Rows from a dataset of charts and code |

** Start **

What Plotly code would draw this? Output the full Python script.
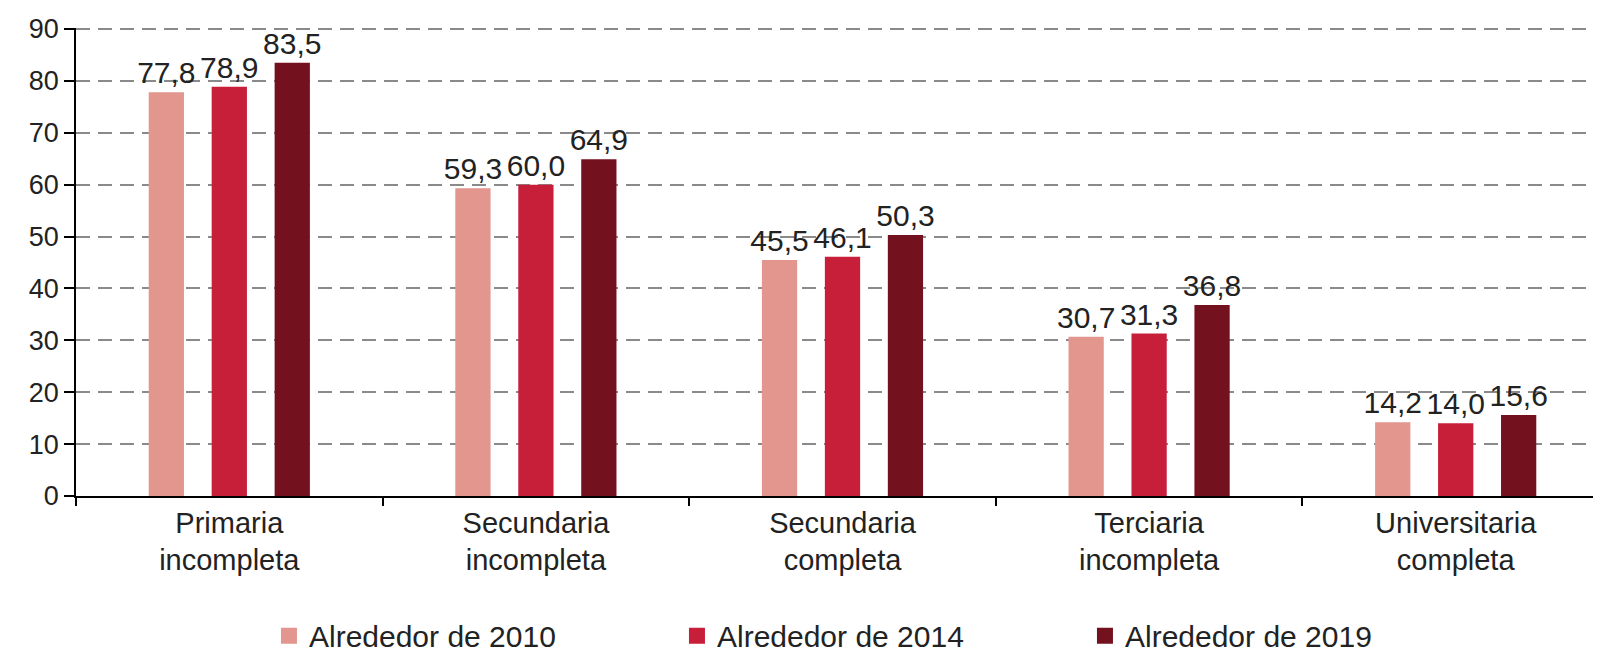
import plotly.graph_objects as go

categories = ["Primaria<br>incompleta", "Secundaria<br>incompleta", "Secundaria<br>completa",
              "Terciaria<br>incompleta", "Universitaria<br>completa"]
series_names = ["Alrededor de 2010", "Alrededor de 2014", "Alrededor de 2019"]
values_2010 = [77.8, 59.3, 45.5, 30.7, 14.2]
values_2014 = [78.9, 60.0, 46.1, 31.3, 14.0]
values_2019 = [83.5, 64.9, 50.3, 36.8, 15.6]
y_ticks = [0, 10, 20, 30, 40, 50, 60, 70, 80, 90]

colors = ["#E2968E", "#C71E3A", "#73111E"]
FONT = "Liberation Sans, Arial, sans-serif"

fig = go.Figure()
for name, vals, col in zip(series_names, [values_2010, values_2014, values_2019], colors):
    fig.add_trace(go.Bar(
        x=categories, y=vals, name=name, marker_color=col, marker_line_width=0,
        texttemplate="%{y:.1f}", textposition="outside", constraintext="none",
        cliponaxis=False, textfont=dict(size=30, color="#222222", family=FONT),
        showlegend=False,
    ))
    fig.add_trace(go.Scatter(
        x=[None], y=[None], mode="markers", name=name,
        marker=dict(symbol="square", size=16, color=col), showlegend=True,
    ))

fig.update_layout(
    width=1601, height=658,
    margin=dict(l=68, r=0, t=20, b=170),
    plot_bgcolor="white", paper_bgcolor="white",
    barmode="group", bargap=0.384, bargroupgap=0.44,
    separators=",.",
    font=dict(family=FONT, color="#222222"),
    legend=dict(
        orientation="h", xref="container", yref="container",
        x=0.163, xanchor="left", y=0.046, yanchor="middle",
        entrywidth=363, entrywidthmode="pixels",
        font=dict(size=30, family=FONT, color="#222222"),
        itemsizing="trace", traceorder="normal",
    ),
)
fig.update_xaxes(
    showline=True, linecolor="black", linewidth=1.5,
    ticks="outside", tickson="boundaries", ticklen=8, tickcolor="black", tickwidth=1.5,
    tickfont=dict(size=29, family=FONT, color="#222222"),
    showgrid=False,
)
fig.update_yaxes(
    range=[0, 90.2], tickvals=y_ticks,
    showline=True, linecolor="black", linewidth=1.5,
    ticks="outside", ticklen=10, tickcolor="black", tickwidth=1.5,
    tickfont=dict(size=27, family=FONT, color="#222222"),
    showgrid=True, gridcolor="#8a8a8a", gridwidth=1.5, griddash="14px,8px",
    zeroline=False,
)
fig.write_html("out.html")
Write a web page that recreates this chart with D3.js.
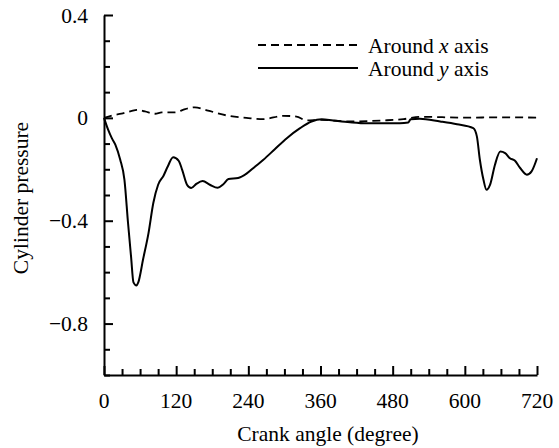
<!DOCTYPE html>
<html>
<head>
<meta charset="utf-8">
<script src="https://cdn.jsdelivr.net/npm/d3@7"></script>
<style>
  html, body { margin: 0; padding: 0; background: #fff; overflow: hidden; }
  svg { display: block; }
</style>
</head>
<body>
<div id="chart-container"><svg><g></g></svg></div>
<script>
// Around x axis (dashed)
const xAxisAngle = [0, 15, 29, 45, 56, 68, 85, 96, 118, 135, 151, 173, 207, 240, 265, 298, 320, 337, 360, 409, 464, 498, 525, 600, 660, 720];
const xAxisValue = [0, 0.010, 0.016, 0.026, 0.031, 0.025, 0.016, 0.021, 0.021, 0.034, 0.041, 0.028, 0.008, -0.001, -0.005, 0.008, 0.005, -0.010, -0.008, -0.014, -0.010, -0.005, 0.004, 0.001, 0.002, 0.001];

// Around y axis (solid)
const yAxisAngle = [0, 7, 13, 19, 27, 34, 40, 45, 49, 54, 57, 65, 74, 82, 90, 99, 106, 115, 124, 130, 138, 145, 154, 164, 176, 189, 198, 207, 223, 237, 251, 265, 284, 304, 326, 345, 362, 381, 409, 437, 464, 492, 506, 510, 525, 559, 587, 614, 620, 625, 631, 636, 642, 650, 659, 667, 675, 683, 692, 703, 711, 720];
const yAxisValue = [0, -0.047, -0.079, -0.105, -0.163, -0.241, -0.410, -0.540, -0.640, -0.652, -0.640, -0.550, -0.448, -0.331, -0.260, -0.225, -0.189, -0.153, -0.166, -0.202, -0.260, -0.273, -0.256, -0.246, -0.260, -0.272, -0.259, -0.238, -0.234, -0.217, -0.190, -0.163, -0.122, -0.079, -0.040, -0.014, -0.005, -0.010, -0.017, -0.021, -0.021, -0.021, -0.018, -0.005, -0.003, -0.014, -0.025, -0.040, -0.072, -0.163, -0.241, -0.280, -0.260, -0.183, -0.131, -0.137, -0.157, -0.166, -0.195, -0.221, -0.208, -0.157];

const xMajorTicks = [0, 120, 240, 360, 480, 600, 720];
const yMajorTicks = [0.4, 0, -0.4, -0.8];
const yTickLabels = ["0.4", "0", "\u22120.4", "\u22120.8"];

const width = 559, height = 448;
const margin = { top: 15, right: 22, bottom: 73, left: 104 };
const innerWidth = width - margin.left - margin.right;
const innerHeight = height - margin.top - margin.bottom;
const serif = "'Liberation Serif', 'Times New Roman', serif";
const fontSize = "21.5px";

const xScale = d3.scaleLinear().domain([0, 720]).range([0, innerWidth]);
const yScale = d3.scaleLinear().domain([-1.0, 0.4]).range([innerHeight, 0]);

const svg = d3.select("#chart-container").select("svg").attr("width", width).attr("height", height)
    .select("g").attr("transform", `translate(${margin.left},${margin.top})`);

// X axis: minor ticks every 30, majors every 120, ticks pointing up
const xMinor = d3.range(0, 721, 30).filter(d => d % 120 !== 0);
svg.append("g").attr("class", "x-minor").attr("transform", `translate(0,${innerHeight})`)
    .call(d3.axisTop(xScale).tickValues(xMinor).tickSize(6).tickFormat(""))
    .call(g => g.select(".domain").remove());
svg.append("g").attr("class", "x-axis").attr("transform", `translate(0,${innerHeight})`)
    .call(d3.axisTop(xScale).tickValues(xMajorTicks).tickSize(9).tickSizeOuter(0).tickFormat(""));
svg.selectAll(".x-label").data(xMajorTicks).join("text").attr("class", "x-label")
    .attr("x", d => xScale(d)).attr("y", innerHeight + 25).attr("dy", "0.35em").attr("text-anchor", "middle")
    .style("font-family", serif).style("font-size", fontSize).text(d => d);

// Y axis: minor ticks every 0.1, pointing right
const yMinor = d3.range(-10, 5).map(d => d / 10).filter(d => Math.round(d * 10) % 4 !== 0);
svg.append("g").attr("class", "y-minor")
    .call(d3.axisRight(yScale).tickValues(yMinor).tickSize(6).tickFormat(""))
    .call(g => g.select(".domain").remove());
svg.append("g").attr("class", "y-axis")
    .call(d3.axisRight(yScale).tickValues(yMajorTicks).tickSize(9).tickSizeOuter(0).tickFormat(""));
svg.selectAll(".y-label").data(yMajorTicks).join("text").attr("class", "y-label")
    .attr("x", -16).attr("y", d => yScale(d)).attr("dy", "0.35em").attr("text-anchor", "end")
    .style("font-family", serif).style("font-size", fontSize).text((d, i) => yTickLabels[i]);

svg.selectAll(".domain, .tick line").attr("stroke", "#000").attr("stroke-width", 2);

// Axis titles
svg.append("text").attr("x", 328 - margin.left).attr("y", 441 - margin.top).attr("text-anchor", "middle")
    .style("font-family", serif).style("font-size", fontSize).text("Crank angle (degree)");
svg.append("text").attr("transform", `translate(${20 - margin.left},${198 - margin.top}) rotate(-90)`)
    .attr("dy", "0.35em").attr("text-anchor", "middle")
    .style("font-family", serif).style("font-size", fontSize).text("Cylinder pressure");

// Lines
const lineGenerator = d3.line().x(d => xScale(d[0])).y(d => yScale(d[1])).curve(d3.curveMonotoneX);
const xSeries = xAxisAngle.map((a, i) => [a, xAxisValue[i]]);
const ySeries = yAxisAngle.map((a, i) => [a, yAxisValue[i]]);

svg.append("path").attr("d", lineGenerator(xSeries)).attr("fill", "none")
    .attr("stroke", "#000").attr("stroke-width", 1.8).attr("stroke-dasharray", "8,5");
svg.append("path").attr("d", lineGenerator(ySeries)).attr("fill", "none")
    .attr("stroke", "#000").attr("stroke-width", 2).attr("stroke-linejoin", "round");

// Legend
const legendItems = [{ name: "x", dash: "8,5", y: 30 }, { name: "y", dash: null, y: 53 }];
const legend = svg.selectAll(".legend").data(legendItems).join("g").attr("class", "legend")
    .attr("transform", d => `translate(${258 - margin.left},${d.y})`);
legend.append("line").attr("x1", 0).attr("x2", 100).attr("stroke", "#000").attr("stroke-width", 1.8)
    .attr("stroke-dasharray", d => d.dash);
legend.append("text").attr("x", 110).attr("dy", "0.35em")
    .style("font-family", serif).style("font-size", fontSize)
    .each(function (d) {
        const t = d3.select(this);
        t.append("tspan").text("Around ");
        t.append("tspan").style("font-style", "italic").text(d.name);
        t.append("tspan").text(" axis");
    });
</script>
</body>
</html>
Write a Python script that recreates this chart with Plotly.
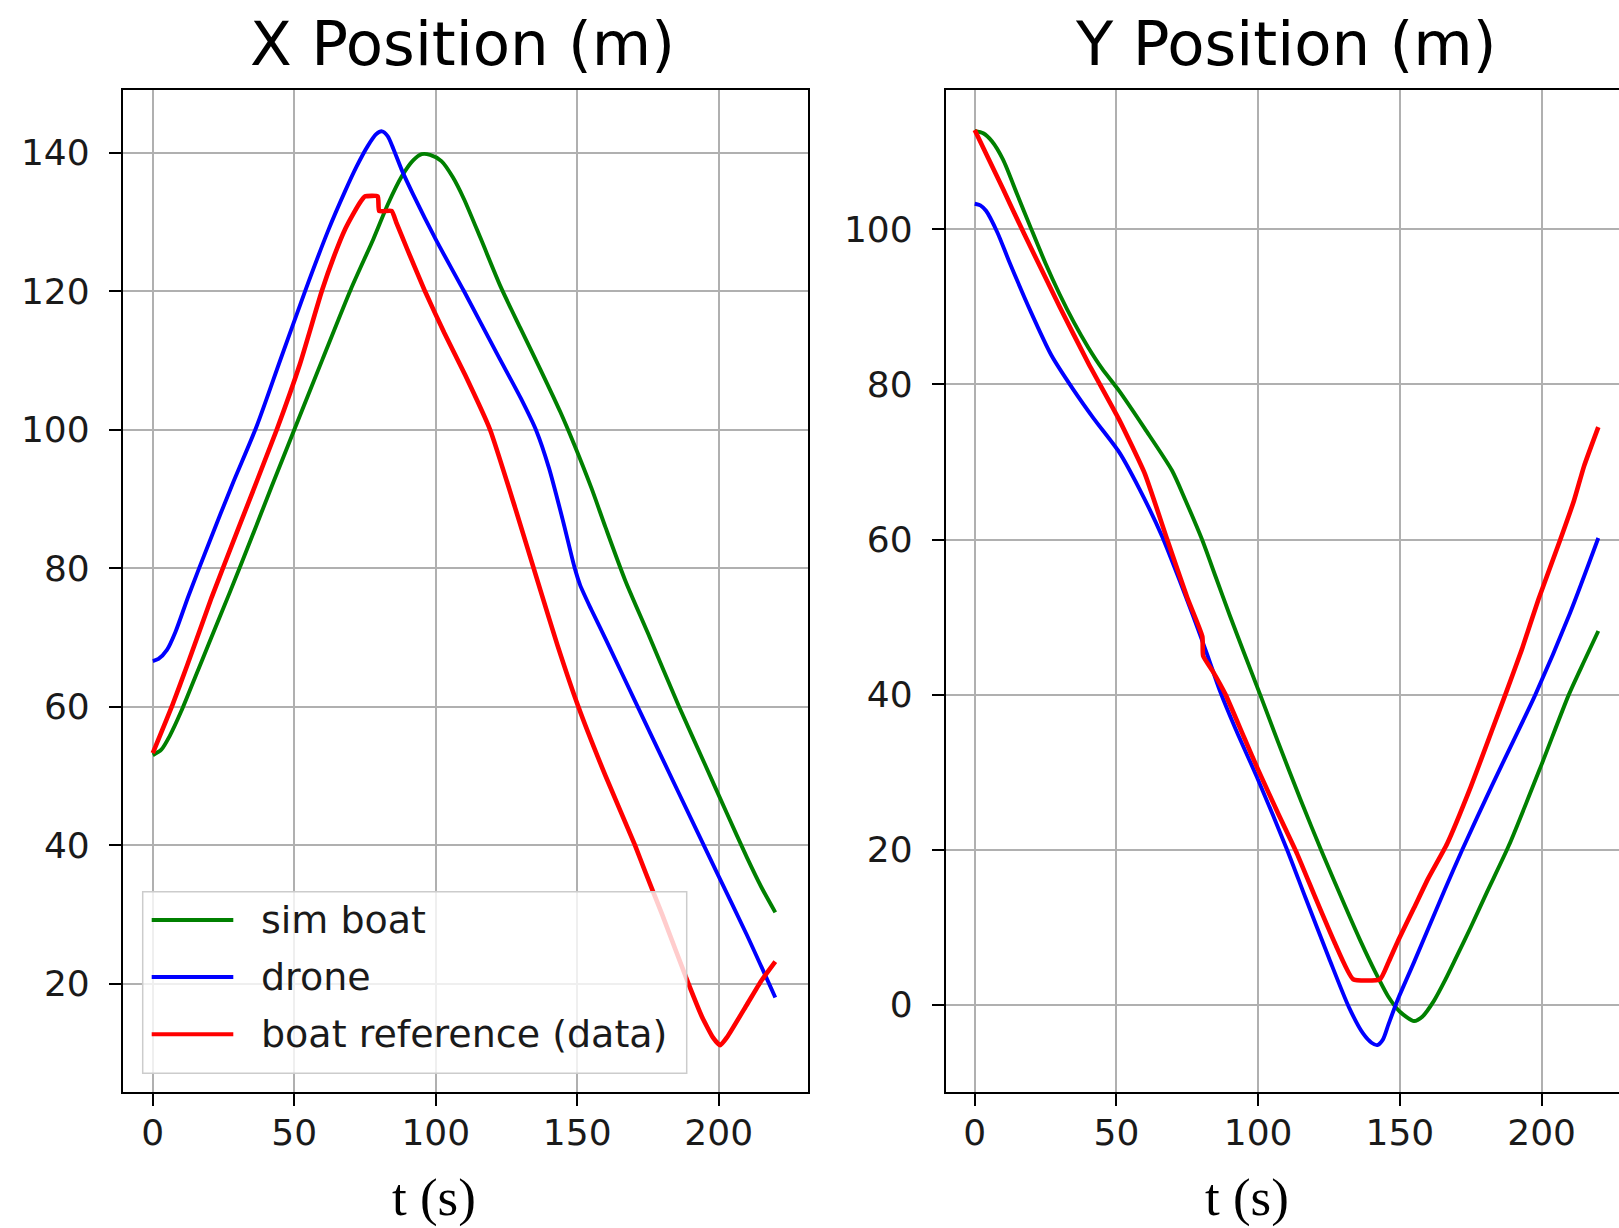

** End **

REQUIRED TASK | Copy all lines from the material that contain "this".

EXERCISE RESULT |
What Plotly code would draw this? Output the full Python script.
Write a web page that recreates this chart with D3.js.
        const t = d3.select(this);
Write a Python script that recreates this chart with Plotly.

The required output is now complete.